Learn to say no. This is so important in life. This is one of the most important lessons you can learn. You might want to make others happy. You might want to convince yourself that you can say yes-- but we reap what we sow and sometimes it's better to not commit to things that won't pay off. Say no to staying out late if you know you're going to regret it. Say no to situations that make you feel uncomfortable. Say no to parties when you need to study. Say no to friends who try to convince you to blow extra funds on unnecessary burgers. Say no to clubs you just don't have the time for. You are so much more than your ability to say yes to others. Sometimes your yeses to others can be nos to yourself-- no, I won't have a low-stress week because this party this weekend is going to put me behind on my paper. No, I won't be able to afford that camera I wanted because my friends want to see a movie at theater almost every week. Make more room for the moments when the things you say yes to align with your wants and needs by saying no when they don't.
If you have sex, please be safe about it. That means use adequate protection. That means know what consent is (and what it isn't). That means get tested regularly. Please get to know and understand your body before you put it into more complicated situations.

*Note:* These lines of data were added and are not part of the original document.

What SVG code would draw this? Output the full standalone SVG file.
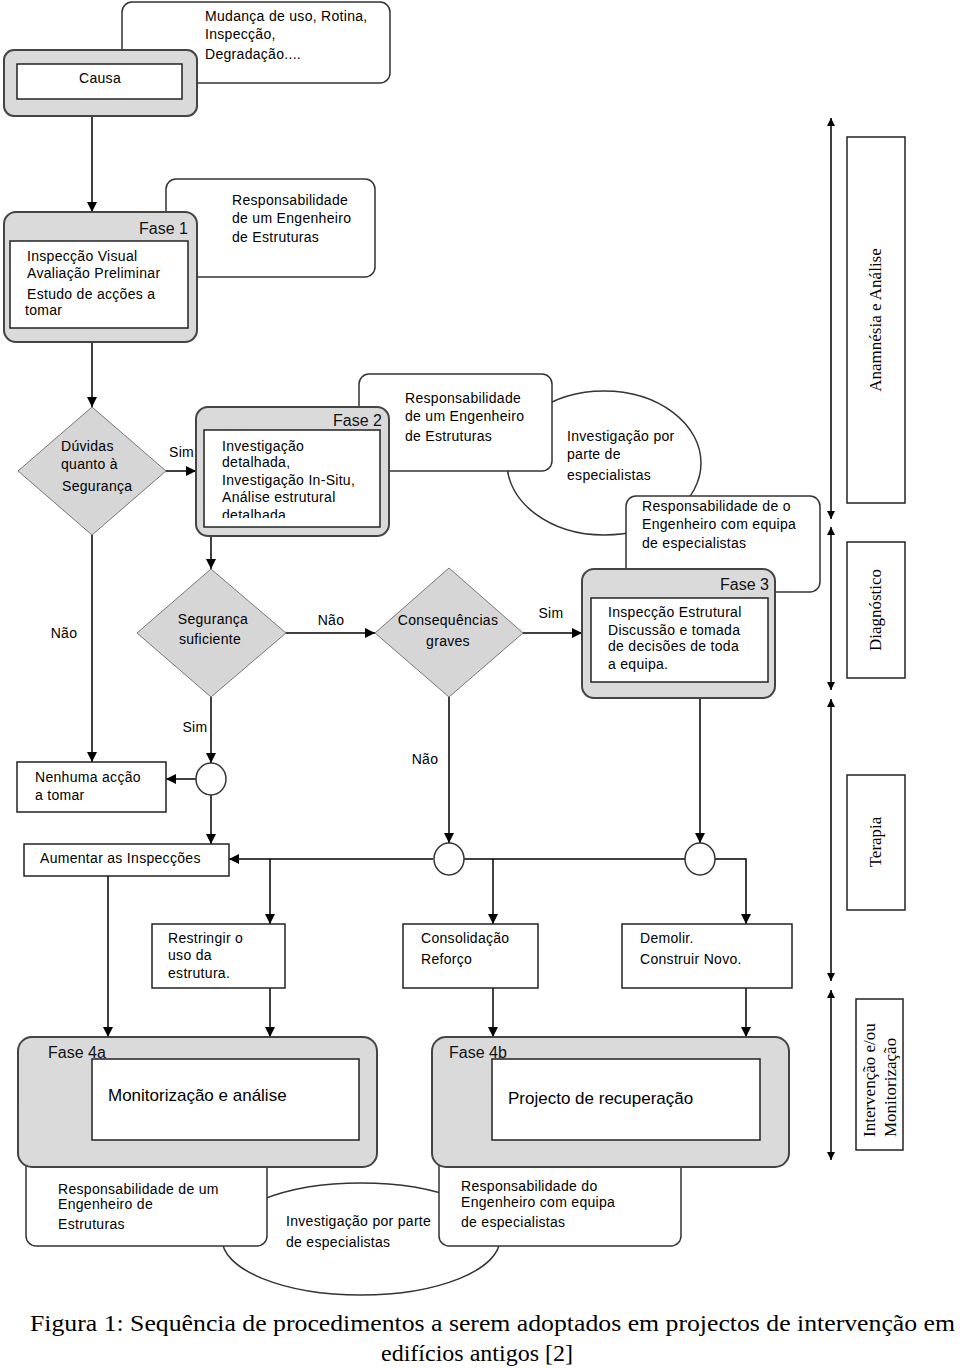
<svg xmlns="http://www.w3.org/2000/svg" width="960" height="1368" viewBox="0 0 960 1368">
<style>
.t{font-family:"Liberation Sans",Arial,sans-serif;font-size:14px;letter-spacing:0.3px;fill:#000}
.f{font-family:"Liberation Sans",Arial,sans-serif;font-size:16px;fill:#111}
.big{font-family:"Liberation Sans",Arial,sans-serif;font-size:17px;fill:#000}
.s{font-family:"Liberation Serif","Times New Roman",serif;font-size:17px;fill:#000}
.cap{font-family:"Liberation Serif","Times New Roman",serif;font-size:24px;fill:#000}
.ph{fill:#dadada;stroke:#444;stroke-width:2}
.in{fill:#fff;stroke:#222;stroke-width:1.5}
.co{fill:#fff;stroke:#333;stroke-width:1.5}
.dia{fill:#d6d6d6;stroke:#777;stroke-width:1}
.ln{stroke:#000;stroke-width:1.5;fill:none}
.cir{fill:#fff;stroke:#333;stroke-width:1.5}
.box{fill:#fff;stroke:#222;stroke-width:1.5}
</style>
<defs>
<marker id="a" viewBox="0 0 10 10" refX="10" refY="5" markerWidth="10" markerHeight="10" markerUnits="userSpaceOnUse" orient="auto-start-reverse">
<path d="M0,0 L10,5 L0,10 z" fill="#000"/>
</marker>
<marker id="b" viewBox="0 0 10 10" refX="10" refY="5" markerWidth="10" markerHeight="8" markerUnits="userSpaceOnUse" orient="auto-start-reverse">
<path d="M0,0 L10,5 L0,10 z" fill="#000"/>
</marker>
<clipPath id="c2"><rect x="204" y="430" width="176" height="88"/></clipPath>
</defs>
<rect width="960" height="1368" fill="#fff"/>

<g id="callout-mudanca">
<rect class="co" x="122" y="2" width="268" height="81" rx="10"/>
<text class="t" x="205" y="21">Mudança de uso, Rotina,</text>
<text class="t" x="205" y="39">Inspecção,</text>
<text class="t" x="205" y="59">Degradação....</text>
</g>
<g id="callout-resp1">
<rect class="co" x="166" y="179" width="209" height="98" rx="10"/>
<text class="t" x="232" y="205">Responsabilidade</text>
<text class="t" x="232" y="223">de um Engenheiro</text>
<text class="t" x="232" y="242">de Estruturas</text>
</g>
<g id="ellipse-espec1">
<ellipse class="co" cx="604" cy="463" rx="97" ry="72"/>
<text class="t" x="567" y="441">Investigação por</text>
<text class="t" x="567" y="459">parte de</text>
<text class="t" x="567" y="480">especialistas</text>
</g>
<g id="callout-resp2">
<rect class="co" x="359" y="374" width="193" height="97" rx="10"/>
<text class="t" x="405" y="403">Responsabilidade</text>
<text class="t" x="405" y="421">de um Engenheiro</text>
<text class="t" x="405" y="441">de Estruturas</text>
</g>
<g id="callout-resp3">
<rect class="co" x="626" y="496" width="194" height="96" rx="10"/>
<text class="t" x="642" y="511">Responsabilidade de o</text>
<text class="t" x="642" y="529">Engenheiro com equipa</text>
<text class="t" x="642" y="548">de especialistas</text>
</g>
<g id="ellipse-espec2">
<ellipse class="co" cx="361" cy="1239" rx="139" ry="56"/>
<text class="t" x="286" y="1226">Investigação por parte</text>
<text class="t" x="286" y="1247">de especialistas</text>
</g>
<g id="callout-resp4a">
<rect class="co" x="26" y="1150" width="241" height="96" rx="10"/>
<text class="t" x="58" y="1194">Responsabilidade de um</text>
<text class="t" x="58" y="1209">Engenheiro de</text>
<text class="t" x="58" y="1229">Estruturas</text>
</g>
<g id="callout-resp4b">
<rect class="co" x="439" y="1150" width="242" height="96" rx="10"/>
<text class="t" x="461" y="1191">Responsabilidade do</text>
<text class="t" x="461" y="1207">Engenheiro com equipa</text>
<text class="t" x="461" y="1227">de especialistas</text>
</g>

<g id="connectors">
<line class="ln" x1="92" y1="116" x2="92" y2="212" marker-end="url(#a)"/>
<line class="ln" x1="92" y1="342" x2="92" y2="407" marker-end="url(#a)"/>
<line class="ln" x1="166" y1="471" x2="196" y2="471" marker-end="url(#a)"/>
<line class="ln" x1="92" y1="535" x2="92" y2="762" marker-end="url(#a)"/>
<line class="ln" x1="211" y1="536" x2="211" y2="569" marker-end="url(#a)"/>
<line class="ln" x1="286" y1="633" x2="375" y2="633" marker-end="url(#a)"/>
<line class="ln" x1="523" y1="633" x2="582" y2="633" marker-end="url(#a)"/>
<line class="ln" x1="211" y1="697" x2="211" y2="763" marker-end="url(#a)"/>
<line class="ln" x1="196" y1="779" x2="166" y2="779" marker-end="url(#a)"/>
<line class="ln" x1="211" y1="795" x2="211" y2="844" marker-end="url(#a)"/>
<line class="ln" x1="449" y1="697" x2="449" y2="843" marker-end="url(#a)"/>
<line class="ln" x1="700" y1="698" x2="700" y2="843" marker-end="url(#a)"/>
<line class="ln" x1="433" y1="859" x2="229" y2="859" marker-end="url(#a)"/>
<polyline class="ln" points="270,859 270,924" marker-end="url(#a)"/>
<line class="ln" x1="464" y1="859" x2="685" y2="859"/>
<polyline class="ln" points="493,859 493,924" marker-end="url(#a)"/>
<polyline class="ln" points="715,859 746,859 746,924" marker-end="url(#a)"/>
<line class="ln" x1="108" y1="876" x2="108" y2="1037" marker-end="url(#a)"/>
<line class="ln" x1="270" y1="988" x2="270" y2="1037" marker-end="url(#a)"/>
<line class="ln" x1="493" y1="988" x2="493" y2="1037" marker-end="url(#a)"/>
<line class="ln" x1="746" y1="988" x2="746" y2="1037" marker-end="url(#a)"/>
<line class="ln" x1="831" y1="118" x2="831" y2="519" marker-start="url(#b)" marker-end="url(#b)"/>
<line class="ln" x1="831" y1="527" x2="831" y2="690" marker-start="url(#b)" marker-end="url(#b)"/>
<line class="ln" x1="831" y1="699" x2="831" y2="981" marker-start="url(#b)" marker-end="url(#b)"/>
<line class="ln" x1="831" y1="990" x2="831" y2="1160" marker-start="url(#b)" marker-end="url(#b)"/>
<text class="t" x="169" y="457">Sim</text>
<text class="t" x="331" y="625" text-anchor="middle">Não</text>
<text class="t" x="551" y="618" text-anchor="middle">Sim</text>
<text class="t" x="64" y="638" text-anchor="middle">Não</text>
<text class="t" x="195" y="732" text-anchor="middle">Sim</text>
<text class="t" x="425" y="764" text-anchor="middle">Não</text>
</g>

<g id="causa">
<rect class="ph" x="4" y="50" width="193" height="66" rx="10"/>
<rect class="in" x="17" y="64" width="165" height="35"/>
<text class="t" x="100" y="83" text-anchor="middle">Causa</text>
</g>
<g id="fase1">
<rect class="ph" x="4" y="212" width="193" height="130" rx="12"/>
<rect class="in" x="10" y="241" width="178" height="87"/>
<text class="f" x="188" y="234" text-anchor="end">Fase 1</text>
<text class="t" x="27" y="261">Inspecção Visual</text>
<text class="t" x="27" y="278">Avaliação Preliminar</text>
<text class="t" x="27" y="299">Estudo de acções a</text>
<text class="t" x="25" y="315">tomar</text>
</g>
<g id="duvidas">
<polygon class="dia" points="92,407 166,471 92,535 18,471"/>
<text class="t" x="61" y="451">Dúvidas</text>
<text class="t" x="61" y="469">quanto à</text>
<text class="t" x="62" y="491">Segurança</text>
</g>
<g id="fase2">
<rect class="ph" x="196" y="407" width="193" height="129" rx="12"/>
<rect class="in" x="204" y="430" width="176" height="97"/>
<text class="f" x="382" y="426" text-anchor="end">Fase 2</text>
<g clip-path="url(#c2)">
<text class="t" x="222" y="451">Investigação</text>
<text class="t" x="222" y="467">detalhada,</text>
<text class="t" x="222" y="485">Investigação In-Situ,</text>
<text class="t" x="222" y="502">Análise estrutural</text>
<text class="t" x="222" y="520">detalhada</text>
</g>
</g>
<g id="seguranca">
<polygon class="dia" points="211,569 286,633 211,697 137,633"/>
<text class="t" x="213" y="624" text-anchor="middle">Segurança</text>
<text class="t" x="210" y="644" text-anchor="middle">suficiente</text>
</g>
<g id="consequencias">
<polygon class="dia" points="449,568 523,633 449,697 375,633"/>
<text class="t" x="448" y="625" text-anchor="middle">Consequências</text>
<text class="t" x="448" y="646" text-anchor="middle">graves</text>
</g>
<g id="fase3">
<rect class="ph" x="582" y="569" width="193" height="129" rx="12"/>
<rect class="in" x="591" y="598" width="177" height="84"/>
<text class="f" x="769" y="590" text-anchor="end">Fase 3</text>
<text class="t" x="608" y="617">Inspecção Estrutural</text>
<text class="t" x="608" y="635">Discussão e tomada</text>
<text class="t" x="608" y="651">de decisões de toda</text>
<text class="t" x="608" y="669">a equipa.</text>
</g>
<g id="nenhuma">
<rect class="box" x="17" y="762" width="149" height="50"/>
<text class="t" x="35" y="782">Nenhuma acção</text>
<text class="t" x="35" y="800">a tomar</text>
</g>
<g id="juncao1"><ellipse class="cir" cx="211" cy="779" rx="15" ry="16"/></g>
<g id="juncao2"><ellipse class="cir" cx="449" cy="859" rx="15" ry="16"/></g>
<g id="juncao3"><ellipse class="cir" cx="700" cy="859" rx="15" ry="16"/></g>
<g id="aumentar">
<rect class="box" x="24" y="844" width="205" height="32"/>
<text class="t" x="40" y="863">Aumentar as Inspecções</text>
</g>
<g id="restringir">
<rect class="box" x="152" y="924" width="133" height="64"/>
<text class="t" x="168" y="943">Restringir o</text>
<text class="t" x="168" y="960">uso da</text>
<text class="t" x="168" y="978">estrutura.</text>
</g>
<g id="consolidacao">
<rect class="box" x="403" y="924" width="135" height="64"/>
<text class="t" x="421" y="943">Consolidação</text>
<text class="t" x="421" y="964">Reforço</text>
</g>
<g id="demolir">
<rect class="box" x="622" y="924" width="170" height="64"/>
<text class="t" x="640" y="943">Demolir.</text>
<text class="t" x="640" y="964">Construir Novo.</text>
</g>
<g id="fase4a">
<rect class="ph" x="18" y="1037" width="359" height="130" rx="14"/>
<rect class="in" x="92" y="1059" width="267" height="81"/>
<text class="f" x="48" y="1058">Fase 4a</text>
<text class="big" x="108" y="1101">Monitorização e análise</text>
</g>
<g id="fase4b">
<rect class="ph" x="432" y="1037" width="357" height="130" rx="14"/>
<rect class="in" x="492" y="1059" width="268" height="81"/>
<text class="f" x="449" y="1058">Fase 4b</text>
<text class="big" x="508" y="1104">Projecto de recuperação</text>
</g>

<g id="anamnesia">
<rect class="box" x="847" y="137" width="58" height="366"/>
<text class="s" transform="translate(881,320) rotate(-90)" text-anchor="middle">Anamnésia e Análise</text>
</g>
<g id="diagnostico">
<rect class="box" x="847" y="542" width="58" height="136"/>
<text class="s" transform="translate(881,610) rotate(-90)" text-anchor="middle">Diagnóstico</text>
</g>
<g id="terapia">
<rect class="box" x="847" y="775" width="58" height="135"/>
<text class="s" transform="translate(881,842) rotate(-90)" text-anchor="middle">Terapia</text>
</g>
<g id="intervencao">
<rect class="box" x="856" y="999" width="47" height="151"/>
<text class="s" transform="translate(875,1137) rotate(-90)">Intervenção e/ou</text>
<text class="s" transform="translate(896,1137) rotate(-90)">Monitorização</text>
</g>

<g id="caption">
<text class="cap" x="30" y="1331" textLength="925" lengthAdjust="spacingAndGlyphs">Figura 1: Sequência de procedimentos a serem adoptados em projectos de intervenção em</text>
<text class="cap" x="477" y="1361" text-anchor="middle">edifícios antigos [2]</text>
</g>
</svg>
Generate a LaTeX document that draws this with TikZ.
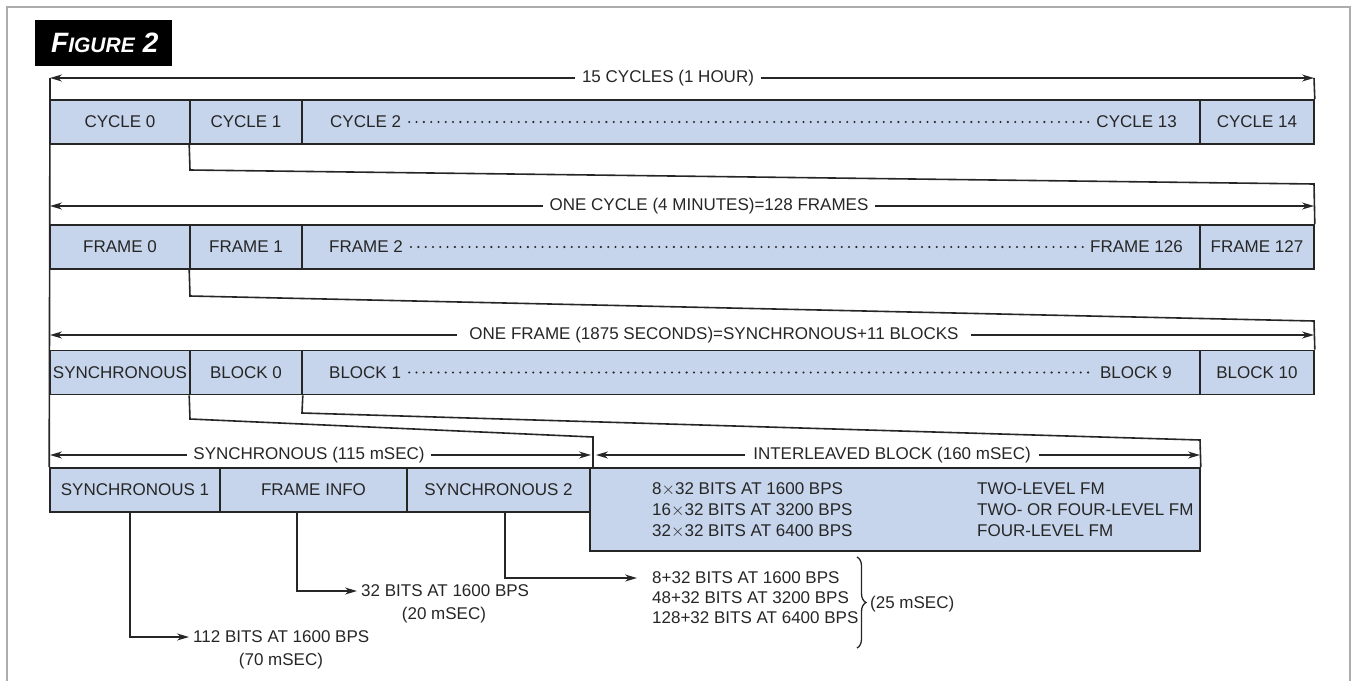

If you did not receive a comprehensive sex education before, get one now. I highly recommend the resource Scarleteen because it is accurate, non-judgy, and inclusive.
Become a critical thinker. Life's about more than multiple choice questions. Learn to pick things apart and put them back together, conceptually. Learn to be comfortable with the nagging feeling that you haven't unpacked everything, that you haven't figured it all out. Chip away at big blocks of questions little by little, careful not to damage whatever masterpiece lies within like a sculptor. If you come out of college with a thorough understanding of your field but without the tools to face the complexities of the world, you will be the kind of person who can only travel a few courses, and will find yourself lost at sea if you ever get knocked off track. The only way to be truly in control of your life is to have the critical thinking ability to make decisions for yourself in a way that is right for you.